Kondisi neraca berjalan diperkirakan akan negatif sehingga akan bergantung kepada neraca modal untuk mempertahankan surplus dalam neraca pembayaran. Hal itu juga harus menjadi pertimbangan.

Ada beberapa faktor penting dalam lima tahun ke depan. Pertama, harmonisasi infrastruktur pembayaran dengan infrastruktur pembayaran negara-negara ASEAN lainnya.

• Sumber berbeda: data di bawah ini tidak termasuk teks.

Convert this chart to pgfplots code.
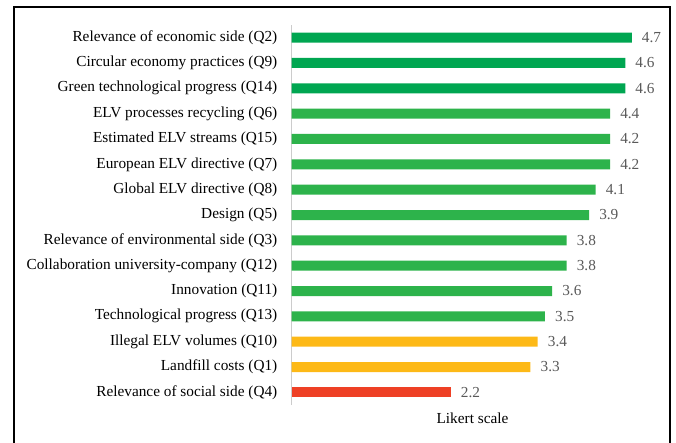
\documentclass[border=0pt]{standalone}
\usepackage{fontspec}
\setmainfont{Liberation Serif}
\usepackage{pgfplots}
\pgfplotsset{compat=1.18}
\definecolor{dgreen}{HTML}{00A651}
\definecolor{lgreen}{HTML}{2DB34B}
\definecolor{byellow}{HTML}{FDB917}
\definecolor{bred}{HTML}{EE4025}
\definecolor{vgray}{HTML}{595959}
\begin{document}
\begin{tikzpicture}
\path[use as bounding box] (0pt,0pt) rectangle (676pt,-443pt);
\draw[line width=1.3pt] (14pt,-450pt) -- (14pt,-7pt) -- (670pt,-7pt) -- (670pt,-450pt);
\begin{axis}[
  at={(291.5pt,-405pt)}, anchor=south west,
  scale only axis, width=362pt, height=380pt,
  xmin=0, xmax=5, ymin=-0.5, ymax=14.5,
  axis x line=none,
  axis y line*=left,
  y axis line style={draw=black!20, line width=1pt, -},
  ytick={0,...,14},
  yticklabels={Relevance of social side (Q4),Landfill costs (Q1),Illegal ELV volumes (Q10),Technological progress (Q13),Innovation (Q11),Collaboration university-company (Q12),Relevance of environmental side (Q3),Design (Q5),Global ELV directive (Q8),European ELV directive (Q7),Estimated ELV streams (Q15),ELV processes recycling (Q6),Green technological progress (Q14),Circular economy practices (Q9),Relevance of economic side (Q2)},
  major tick length=0pt,
  yticklabel style={font=\fontsize{15.3}{18}\selectfont, inner sep=0pt, anchor=east, xshift=-14pt},
  xbar, bar width=10pt, bar shift=0pt,
  point meta=explicit symbolic,
  nodes near coords={\pgfplotspointmeta},
  every node near coord/.append style={font=\fontsize{15.3}{18}\selectfont, text=vgray, anchor=west, inner sep=0pt, xshift=10pt},
  clip=false,
]
\addplot[fill=dgreen, draw=none] coordinates {(4.7,14) [4.7] (4.61,13) [4.6] (4.61,12) [4.6]};
\addplot[fill=lgreen, draw=none] coordinates {(4.4,11) [4.4] (4.4,10) [4.2] (4.4,9) [4.2] (4.2,8) [4.1] (4.11,7) [3.9] (3.8,6) [3.8] (3.8,5) [3.8] (3.6,4) [3.6] (3.5,3) [3.5]};
\addplot[fill=byellow, draw=none] coordinates {(3.4,2) [3.4] (3.3,1) [3.3]};
\addplot[fill=bred, draw=none] coordinates {(2.2,0) [2.2]};
\node[font=\fontsize{15.3}{18}\selectfont, anchor=center] at (rel axis cs:0.5,0) [yshift=-13pt] {Likert scale};
\end{axis}
\end{tikzpicture}
\end{document}
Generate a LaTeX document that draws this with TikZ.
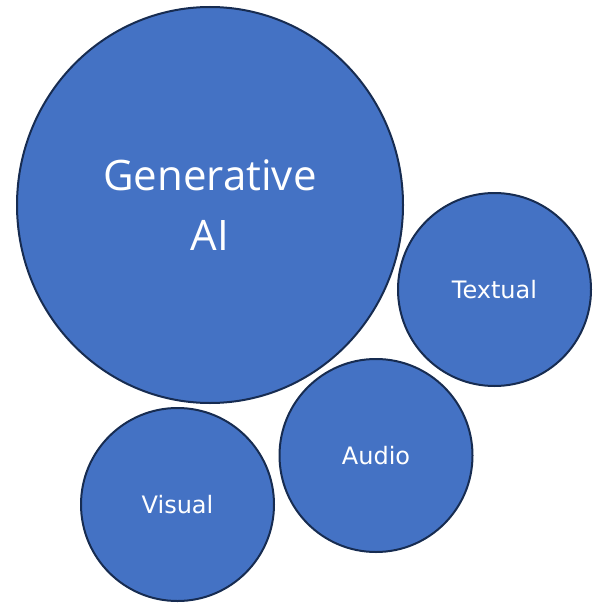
\documentclass[tikz,border=0pt]{standalone}
\usepackage{fontspec}
\setmainfont{DejaVu Sans}
\newfontfamily\bigfont{Open Sans}
\usepackage{xcolor}
\usetikzlibrary{shapes.geometric}
\definecolor{genblue}{HTML}{4472C4}
\definecolor{genedge}{HTML}{172C51}

\begin{document}
\begin{tikzpicture}[x=1pt,y=-1pt]
		\tikzset{bubble/.style={circle,draw=genedge,fill=genblue,line width=2pt,minimum size=193pt,inner sep=0pt,text=white,font=\fontsize{24}{28}\selectfont}};
		\useasboundingbox (0,0) rectangle (593,604);
		\node[ellipse,draw=genedge,fill=genblue,line width=2pt,minimum width=386pt,minimum height=396pt,text=white,align=center,font=\bigfont\fontsize{42}{60}\selectfont] (genai) at (210,205) {Generative\\AI};
		\node[bubble] (textual) at (494.5,289.5) {Textual};
		\node[bubble] (audio) at (376,455.5) {Audio};
		\node[bubble] (visual) at (177.5,504.5) {Visual};
	\end{tikzpicture}
\end{document}
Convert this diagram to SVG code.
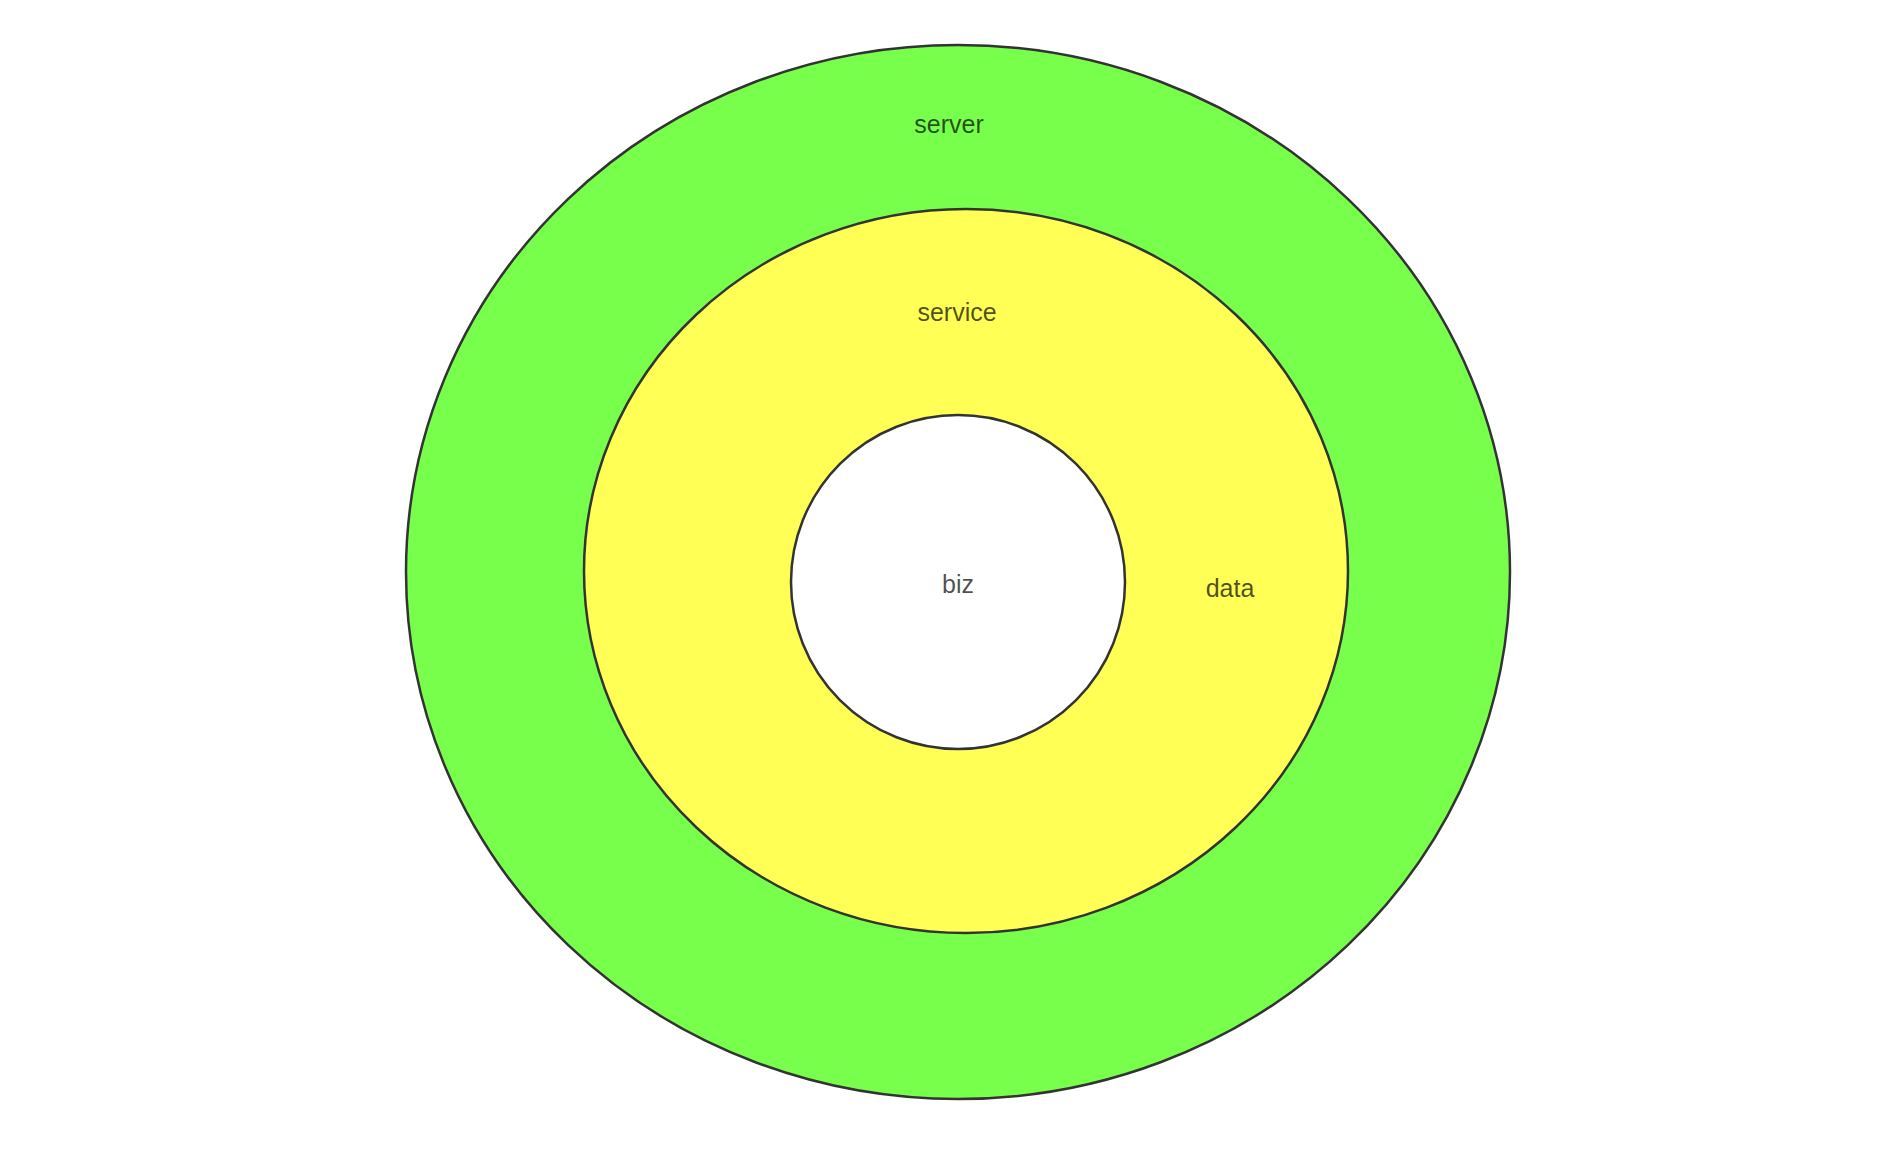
<svg xmlns="http://www.w3.org/2000/svg" width="1894" height="1172" viewBox="0 0 1894 1172">
<style>
.ring{stroke:#333333;stroke-width:2.5}
.lbl{font-family:"Liberation Sans",Arial,sans-serif;font-size:25px;text-anchor:middle;fill:#000000;fill-opacity:0.7}
</style>
<rect width="1894" height="1172" fill="#ffffff"/>
<g id="server">
<ellipse class="ring" cx="958" cy="572" rx="552" ry="527" fill="#77FF4C"/>
<text class="lbl" x="949" y="133">server</text>
</g>
<g id="service">
<ellipse class="ring" cx="966" cy="571" rx="382" ry="362" fill="#FFFF55"/>
<text class="lbl" x="957" y="321">service</text>
<text class="lbl" x="1230" y="597">data</text>
</g>
<g id="biz">
<ellipse class="ring" cx="958" cy="582" rx="167" ry="167" fill="#ffffff"/>
<text class="lbl" x="958" y="593">biz</text>
</g>
<g id="connectors"/>
</svg>
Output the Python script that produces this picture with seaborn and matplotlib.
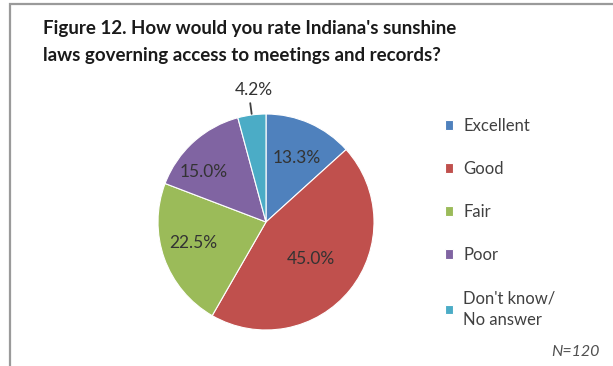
import numpy as np
import matplotlib
matplotlib.use("Agg")
import matplotlib.pyplot as plt
from matplotlib.patches import Rectangle
from matplotlib.lines import Line2D
import seaborn as sns

# Survey responses (N=120), percent of respondents
categories = ["Excellent", "Good", "Fair", "Poor", "Don't know/\nNo answer"]
shares = [13.3, 45.0, 22.5, 15.0, 4.2]
colors = ["#4F81BD", "#C0504D", "#9BBB59", "#8064A2", "#4BACC6"]
title = "Figure 12. How would you rate Indiana's sunshine\nlaws governing access to meetings and records?"
note = "N=120"

sns.set_theme(style="white")
plt.rcParams["font.family"] = ["Lato", "DejaVu Sans"]

W, H = 613, 366
fig = plt.figure(figsize=(W / 100, H / 100), dpi=100)
fig.patch.set_facecolor("white")

# square axes holding the pie (radius 1 in data units)
cx, cy, R = 266, 222, 108
ax = fig.add_axes([(cx - R) / W, (H - cy - R) / H, 2 * R / W, 2 * R / H])
wedges, _ = ax.pie(shares, colors=colors, startangle=90, counterclock=False,
                   radius=1.0, wedgeprops=dict(edgecolor="white", linewidth=0.8))
ax.set_xlim(-1, 1)
ax.set_ylim(-1, 1)
ax.set_aspect("equal")
ax.axis("off")

# label placement: (radial distance, angular nudge in degrees)
label_layout = [(0.66, -2), (0.54, 0), (0.70, -3.5), (0.74, 9.5), (1.23, -2.4)]
for w, val, (r, nudge) in zip(wedges, shares, label_layout):
    mid = np.deg2rad((w.theta1 + w.theta2) / 2 + nudge)
    ax.text(r * np.cos(mid), r * np.sin(mid), f"{val:.1f}%", ha="center", va="center",
            fontsize=12.5, color="#333333")
    if r > 1:
        a = np.deg2rad((w.theta1 + w.theta2) / 2)
        ax.add_line(Line2D([1.01 * np.cos(a), 1.11 * np.cos(a)],
                           [1.01 * np.sin(a), 1.11 * np.sin(a)],
                           color="#404040", linewidth=1.3, clip_on=False))

fig.text(43 / W, 1 - 20 / H, title, ha="left", va="top", fontsize=13.5,
         fontweight="bold", color="#1a1a1a", linespacing=1.72)

leg = fig.legend(wedges, categories, loc="upper left",
                 bbox_to_anchor=(445 / W, 1 - 118 / H), frameon=False,
                 fontsize=12, labelcolor="#404040", handlelength=0.5,
                 handleheight=0.5, handletextpad=0.6, labelspacing=1.62,
                 borderaxespad=0, borderpad=0)
for t in leg.get_texts():
    t.set_linespacing(1.45)

fig.text(600 / W, 1 - 352 / H, note, ha="right", va="center", fontsize=11.5,
         style="italic", color="#505050")

# chart frame (top and left edges visible)
fig.add_artist(Rectangle((9.5 / W, -0.2), 1.2, 1 + 0.2 - 3.5 / H,
                         transform=fig.transFigure, fill=False,
                         edgecolor="#9a9a9a", linewidth=1.6))

fig.savefig("out.png", dpi=100)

Harmonisasi ini diperlukan karena perdagangan bebas ASEAN harus disertai pula oleh harmonisasi sektor pembiayaan termasuk perbankan.
Karena itu, Bank Indonesia harus mengambil posisi yang tepat agar arah perbankan Indonesia tidak menimbulkan gap dengan harmonisasi perbankan di ASEAN, selain memosisikan secara strategis perbankan Indonesia dalam peta ekonomi ASEAN.

Kedua, harmonisasi infrastruktur pembayaran dengan infrastruktur pembayaran anggota APEC juga perlu disiapkan karena bagaimanapun, pasar APEC merupakan pasar yang sangat besar, apalagi Amerika Serikat memiliki kepentingan yang sangat besar di APEC.

Ketiga, harmonisasi dengan infrastruktur pembayaran anggota EU juga perlu dikembangkan sehingga perbankan Indonesia memiliki fleksibilitas yang sangat tinggi jika kerja sama ASEAN dan Uni Eropa berkembang dengan pesat di masa depan. Selain itu, permasalahan seperti too small to fail dapat segera diatasi.

Keempat, harmonisasi infrastruktur pembayaran dengan kemiskinan struktural juga sangat diperlukan karena bagaimanapun juga, infrastruktur pembayaran harus mampu mengatasi kemiskinan struktural di Indonesia. Kelima, harmonisasi infrastruktur pembayaran dengan peningkatan daya saing ekonomi Indonesia. Harmonisasi infrastruktur pembayaran dalam dimensi lainnya juga perlu diperhatikan dengan customer satisfaction program, termasuk terhadap sektor ekonomi lainnya khususnya sektor keuangan. Customer satisfaction program harus tidak hanya memperhatikan para penabung di bank, tetapi juga para kreditur.

Keenam, harmonisasi dengan peraturan Basel sebagai aturan perbankan secara internasional.

Ketujuh, harmonisasi dengan WTO sehingga WTO akan memberikan keuntungan bagi perbankan di Tanah Air.

Kedelapan, harmonisasi dengan IOSCO sebagai sektor keuangan penting di luar perbankan. Jika Kedelapan faktor tersebut dilakukan superimposed, akan dihasilkan himpunan bagian yang merupakan irisan dari semua faktor tersebut, yaitu bentuk infrastruktur pembayaran yang optimum bagi perekonomian Indonesia.